» Instructions for the task
Copy each line of the data below with the word "diagram".

» Dataset excerpt
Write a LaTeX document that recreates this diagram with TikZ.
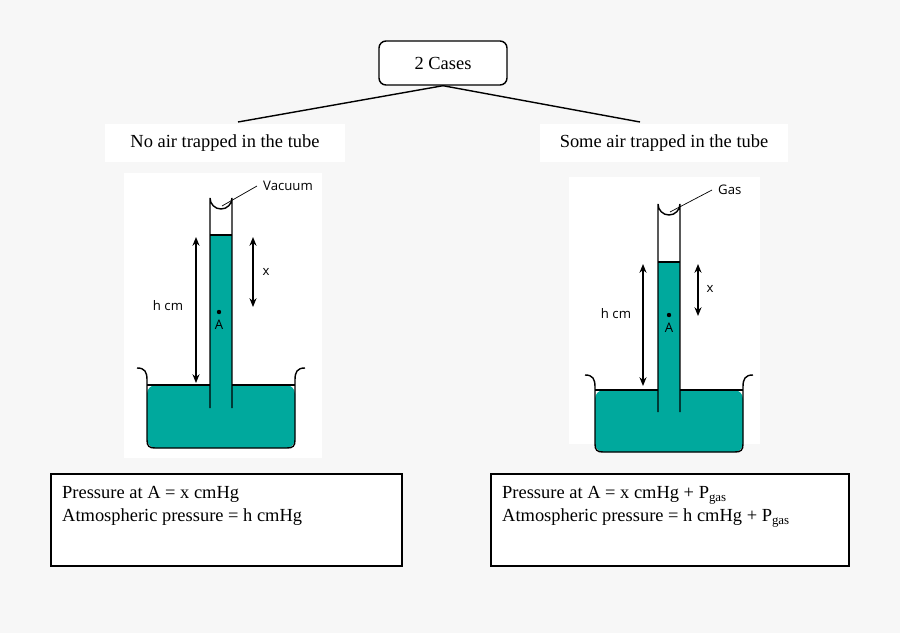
\documentclass[tikz,border=0pt]{standalone}
\usepackage{fontspec}
\setmainfont{Liberation Serif}
\newfontfamily\lab{Open Sans}
\usetikzlibrary{arrows.meta}
\definecolor{bg}{HTML}{F7F7F7}
\definecolor{teal}{HTML}{00A99D}
\begin{document}
\begin{tikzpicture}[x=0.02cm,y=-0.02cm,
  serif/.style={font=\fontsize{10.5pt}{13pt}\selectfont},
  lbl/.style={font=\lab\fontsize{7.5pt}{9pt}\selectfont},
  dim/.style={{Stealth[length=5pt,width=4pt]}-{Stealth[length=5pt,width=4pt]},line width=0.7pt},
  wall/.style={line width=0.8pt}]
\fill[bg] (0,0) rectangle (900,633);
\useasboundingbox (0,0) rectangle (900,633);
% top
\node[draw,rounded corners=4pt,minimum width=128*0.02cm,minimum height=44*0.02cm,fill=white,serif,line width=0.8pt] (cases) at (443,63) {2 Cases};
\coordinate (L) at (238,122); \coordinate (R) at (640,122);
\draw[line width=0.8pt] (cases.south) -- (L);
\draw[line width=0.8pt] (cases.south) -- (R);
\node[fill=white,minimum width=240*0.02cm,minimum height=38*0.02cm,serif] (nl) at (225,143) {No air trapped in the tube};
\node[fill=white,minimum width=248*0.02cm,minimum height=38*0.02cm,serif] (nr) at (664,143) {Some air trapped in the tube};
% bottom boxes
\node[draw,fill=white,minimum width=351*0.02cm,minimum height=92*0.02cm,line width=0.6pt] (bl) at (226.5,520) {};
\node[serif,anchor=north west,align=left] at (56,480) {Pressure at A = x cmHg\\Atmospheric pressure = h cmHg};
\node[draw,fill=white,minimum width=358*0.02cm,minimum height=92*0.02cm,line width=0.6pt] (br) at (670,520) {};
\node[serif,anchor=north west,align=left] at (496,480) {Pressure at A = x cmHg + P\textsubscript{gas}\\Atmospheric pressure = h cmHg + P\textsubscript{gas}};
% left diagram
\fill[white] (124,173) rectangle (322,458);
\fill[teal,rounded corners=5pt] (147,385) -- (147,448) -- (295,448) -- (295,385) -- cycle;
\fill[teal] (210,235) rectangle (232,385);
\draw[wall] (137,368) .. controls (145,368) and (147,372) .. (147,380) -- (147,440) .. controls (147,446) and (149,448) .. (155,448) -- (287,448) .. controls (293,448) and (295,446) .. (295,440) -- (295,380) .. controls (295,372) and (297,368) .. (305,368);
\draw[wall] (147,385) -- (210,385) (232,385) -- (295,385);
\draw[wall] (210,408) -- (210,198) arc[start angle=180,end angle=0,radius=11] -- (232,408);
\draw[wall] (210,235) -- (232,235);
\draw[dim] (196,237) -- (196,383);
\draw[dim] (253,237) -- (253,307);
\node[lbl] at (168,306) {h cm};
\node[lbl] at (266,272) {x};
\fill (219,312) circle (2.2);
\node[lbl] at (219,325) {A};
\node[lbl,anchor=west] (vac) at (257,186) {Vacuum};
\draw[line width=0.4pt] (222,206) -- (vac.west);
% right diagram
\fill[white] (569,177) rectangle (760,444);
\fill[teal,rounded corners=5pt] (595,390) -- (595,452) -- (743,452) -- (743,390) -- cycle;
\fill[teal] (658,262) rectangle (680,390);
\draw[wall] (585,375) .. controls (593,375) and (595,379) .. (595,387) -- (595,444) .. controls (595,450) and (597,452) .. (603,452) -- (735,452) .. controls (741,452) and (743,450) .. (743,444) -- (743,387) .. controls (743,379) and (745,375) .. (753,375);
\draw[wall] (595,390) -- (658,390) (680,390) -- (743,390);
\draw[wall] (658,412) -- (658,204) arc[start angle=180,end angle=0,radius=11] -- (680,412);
\draw[wall] (658,262) -- (680,262);
\draw[dim] (643,264) -- (643,386);
\draw[dim] (698,264) -- (698,316);
\node[lbl] at (616,314) {h cm};
\node[lbl] at (710,289) {x};
\fill (669,315) circle (2.2);
\node[lbl] at (669,328) {A};
\node[lbl,anchor=west] (gas) at (712,190) {Gas};
\draw[line width=0.4pt] (670,212) -- (gas.west);
\end{tikzpicture}
\end{document}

» Final answer
Write a LaTeX document that recreates this diagram with TikZ.
% left diagram
% right diagram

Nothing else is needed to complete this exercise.